One of the main concerns expressed by lawyers and judges about courtroom cameras is that they will lead to grandstanding and obnoxious courtroom behavior. But the experience in Minnesota state courts suggests that these concerns are overblown. Using a bit of a loophole in the law — sentencing proceedings do not require assent from the parties — more media are gaining camera access to high-profile sentencings. The results have been mostly positive.

There are ample reasons to want to protect the privacy of victims, jurors, and witnesses during trial. But there are also ample reasons to make the open forum of the courtroom truly open to everyone. Video access of court proceedings is assuredly compatible with safety, due process, and substantial justice.

Louisiana raises judicial salaries

Louisiana legislators voted overwhelmingly last week to raise the salaries of state judges by 2.5% in the coming year. If funds permit, judges would continue to receive equivalent pay raises for each of the four years after that as well.

The source of the funding struck me as noteworthy:

The Louisiana Supreme Court agreed to cover the first year of pay raises for judges — at an estimated cost of $1.8 million — from its substantial cash reserves. It’s unclear whether judges will continue to tap reserves or turn to state taxpayers to cover future raises, which could cost as much as $9.5 million per year if all five annual pay hikes are awarded.

I thought that judicial salaries typically came from funds controlled by the legislature. It’s quite interesting that salaries are to be paid (at last initially) out of the state supreme court’s “substantial” independent funds.

Massachusetts set to lift ban on cell phones in courthouses

Following the recommendation of its Access to Justice Commission, the Massachusetts Trial Court Department is taking immediate steps to lift the ban on cell phones on state courthouses.

The Commission’s report

cited hardships such as the inability of self-represented litigants to present photos or text messages as evidence to a judge, to consult their calendars, to reach child care providers, or to transact other “essential” business.

The recommendations of the working group include a full review of all courthouse bans to determine whether they are justified, and a pilot program to test the use of magnetically locked security pouches.

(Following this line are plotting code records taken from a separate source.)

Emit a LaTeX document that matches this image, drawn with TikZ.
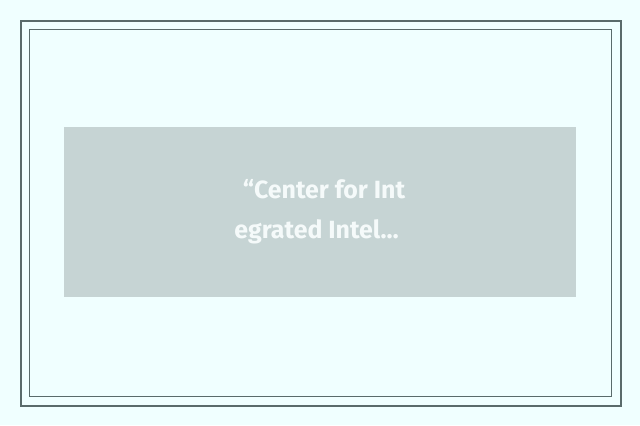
\documentclass[tikz,border=0pt]{standalone}
\usepackage{fontspec}
\setmainfont{Fira Sans}
\definecolor{bgc}{HTML}{F0FFFF}
\definecolor{frame}{HTML}{5A6B6B}
\definecolor{boxc}{HTML}{C6D4D4}
\definecolor{txt}{HTML}{F5FAFA}
\tikzset{
  lbl/.style={inner sep=0pt, text=txt, font=\fontsize{25}{28}\selectfont\bfseries, anchor=base}
}
\begin{document}
\begin{tikzpicture}[x=1bp,y=-1bp]
\fill[bgc] (0,0) rectangle (640,425);
\useasboundingbox (0,0) rectangle (640,425);
\draw[frame, line width=2bp] (21,21) rectangle (621,406);
\draw[frame, line width=1bp] (29.5,29.5) rectangle (611.5,396.5);
\fill[boxc] (64,127) rectangle (576,297);
\node[lbl] (l1) at (324,198) {“Center for Int};
\node[lbl] (l2) at (316.5,238) {egrated Intel…};
\end{tikzpicture}
\end{document}
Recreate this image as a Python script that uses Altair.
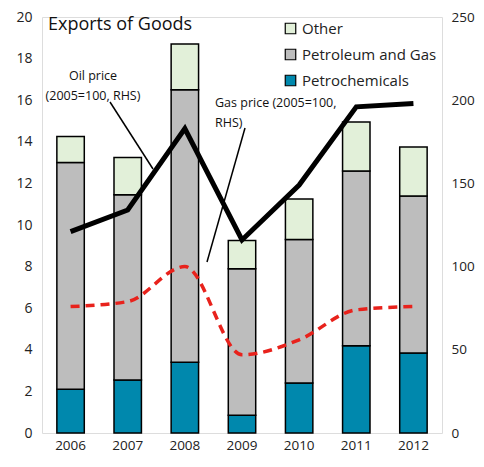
import altair as alt
import pandas as pd

years = ["2006", "2007", "2008", "2009", "2010", "2011", "2012"]
petrochemicals = [2.1, 2.55, 3.4, 0.85, 2.4, 4.2, 3.85]
petroleum_gas = [10.9, 8.9, 13.1, 7.05, 6.9, 8.4, 7.55]
other = [1.25, 1.8, 2.2, 1.35, 1.95, 2.35, 2.35]
oil_price = [121, 134, 183, 116, 149, 196, 198]
gas_price = [76, 79, 100, 47, 56, 74, 76]

series = ["Other", "Petroleum and Gas", "Petrochemicals"]
colors = ["#e2f0d9", "#bdbdbd", "#0088ad"]
FONT = "Open Sans"

rows = []
for i, y in enumerate(years):
    rows.append({"year": y, "series": "Petrochemicals", "value": petrochemicals[i], "ord": 0})
    rows.append({"year": y, "series": "Petroleum and Gas", "value": petroleum_gas[i], "ord": 1})
    rows.append({"year": y, "series": "Other", "value": other[i], "ord": 2})
bars_df = pd.DataFrame(rows)
lines_df = pd.DataFrame({"year": years, "oil": oil_price, "gas": gas_price})

xscale = alt.Scale(paddingInner=0.52, paddingOuter=0.26)
xenc = alt.X("year:N", scale=xscale, title=None,
             axis=alt.Axis(labelAngle=0, labelFontSize=13.5, labelFont=FONT, labelColor="#222",
                           domain=False, ticks=False, labelPadding=5))

bars = alt.Chart(bars_df).mark_bar(stroke="black", strokeWidth=1.5).encode(
    x=xenc,
    y=alt.Y("value:Q", scale=alt.Scale(domain=[0, 20]), title=None,
            axis=alt.Axis(values=list(range(0, 21, 2)), labelFontSize=14, labelFont=FONT,
                          labelColor="#222", grid=False, domain=False, ticks=False,
                          labelPadding=10)),
    color=alt.Color("series:N", scale=alt.Scale(domain=series, range=colors),
                    legend=alt.Legend(title=None, orient="none", legendX=241, legendY=4,
                                      symbolType="square", symbolSize=110,
                                      symbolStrokeColor="black", symbolStrokeWidth=1.2,
                                      labelFontSize=15, labelFont=FONT, labelColor="#222",
                                      rowPadding=9, labelOffset=4)),
    order=alt.Order("ord:Q", sort="ascending"),
)

yright = alt.Y("oil:Q", scale=alt.Scale(domain=[0, 250]), title=None,
               axis=alt.Axis(orient="right", values=[0, 50, 100, 150, 200, 250],
                             labelFontSize=13.5, labelFont=FONT, labelColor="#222",
                             grid=False, domain=False, ticks=False, labelPadding=9))

oil = alt.Chart(lines_df).mark_line(color="black", strokeWidth=5).encode(
    x=alt.X("year:N", scale=xscale), y=yright)
gas = alt.Chart(lines_df).mark_line(color="#e8221c", strokeWidth=3.5, strokeDash=[9, 6],
                                    interpolate="monotone").encode(
    x=alt.X("year:N", scale=xscale),
    y=alt.Y("gas:Q", scale=alt.Scale(domain=[0, 250]), axis=None))

ann_df = pd.DataFrame({"d": [0]})
base = alt.Chart(ann_df)
title_txt = base.mark_text(text="Exports of Goods", align="left", baseline="middle",
                           fontSize=18, font=FONT, color="#111").encode(
    x=alt.value(6), y=alt.value(8))
oil_t1 = base.mark_text(text="Oil price", align="center", fontSize=12.5, font=FONT,
                        color="#111", baseline="middle").encode(x=alt.value(51), y=alt.value(59))
oil_t2 = base.mark_text(text="(2005=100, RHS)", align="center", fontSize=12.5, font=FONT,
                        color="#111", baseline="middle").encode(x=alt.value(51), y=alt.value(79))
gas_t1 = base.mark_text(text="Gas price (2005=100,", align="left", fontSize=12.5, font=FONT,
                        color="#111", baseline="middle").encode(x=alt.value(173), y=alt.value(86))
gas_t2 = base.mark_text(text="RHS)", align="left", fontSize=12.5, font=FONT,
                        color="#111", baseline="middle").encode(x=alt.value(173), y=alt.value(106))
oil_lead = base.mark_rule(color="black", strokeWidth=1.5).encode(
    x=alt.value(68), y=alt.value(85), x2=alt.value(111), y2=alt.value(152))
gas_lead = base.mark_rule(color="black", strokeWidth=1.5).encode(
    x=alt.value(203), y=alt.value(111), x2=alt.value(165), y2=alt.value(245))

chart = alt.layer(
    bars, oil, gas, title_txt, oil_t1, oil_t2, gas_t1, gas_t2, oil_lead, gas_lead
).resolve_scale(y="independent", color="independent").properties(
    width=400, height=416,
    autosize=alt.AutoSizeParams(type="none"),
    padding={"left": 34, "top": 9, "right": 34, "bottom": 20},
).configure_view(stroke="#d0d0d0", strokeWidth=2).configure(background="white")

chart.save("out.html", embed_options={"renderer": "svg", "actions": False})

“Instead of using a strategy that relies on prohibiting the possession of cell phones as a condition of entry, each courthouse should employ a strategy, tailored to its security needs, that relies on regulating and controlling the use of cell phones within the building,” the authors of the report wrote.

This seems like a sensible step in the right direction. The made sense to ban phones in an earlier era, where the potential distraction might outweigh their value. But the near necessity of cell phones today–for child care and emergency communications, as memory and scheduling devices, and as carriers of critical personal information–merits a different response.